Tout en délicatesse, fraîcheur et raffinement de texture, sans la moindre note végétale ou terreuse, il rivalise sans difficulté avec les meilleurs Bordeaux actuels et à l’aveugle aurait du mal à être situé en Amérique du Sud. Avec Casa Reale, sans doute le plus noblement élégant des rouges du pays.
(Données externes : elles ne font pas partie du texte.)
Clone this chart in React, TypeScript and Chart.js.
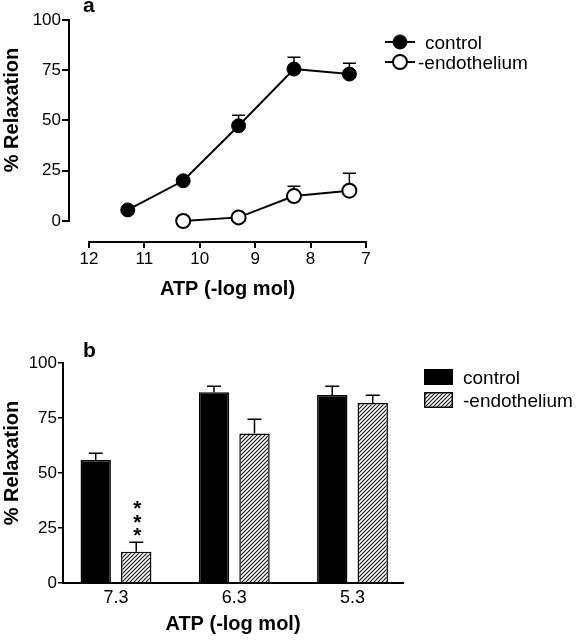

Lota 2008, vin « icône » de la firme, cabernet –merlot mais sans syrah, de très vieilles vignes, est une plus petite cuvée (20 à 25 000 bouteilles), un peu plus marquée par des odeurs d’eucalyptus et de menthe, donc davantage dans l’esprit américain mais avec une incontestable finesse.
Almaviva : Maipo
Le fleuve Maipo comme le Lot à Cahors a formé des terrasses que les viticulteurs classent par ordre croissant de qualité en 3 niveaux ! La troisième est donc le plus réputé et c’est sur celle-ci que Baron Philippe de Rothschild associé à Concha y Toro a choisi un vignoble de 60 ha, sur le lieu-dit Puente Alto pour produire un vin pensé dès sa naissance comme un grand cru. Viticulture exigeante, vinification de haute précision avec l’équipement le plus moderne. Le principe même de la production du cru est l’assemblage de type bordelais : le grand vin porte le nom d’Almaviva et assemble 4 à 5 cépages ; environ 2/3 de cabernet sauvignon, un quart de Carmenère et le reste en cabernet franc, merlot et petit verdot. Une verticale des millésimes 1996 (le premier de la série) à 2012 montre une évolution nette vers des vins plus tendres, plus affinés, plus charmeurs (à l’exception du colossal et rigoureux 2011), certes de niveau d’alcool important mais terminant sur des notes plus fraîches de menthol et de réglisse. Le 2007 évolue vers la truffe comme un joli vin de la rive droite bordelaise, ce que feront un jour le délicat 2012 et le riche 2009.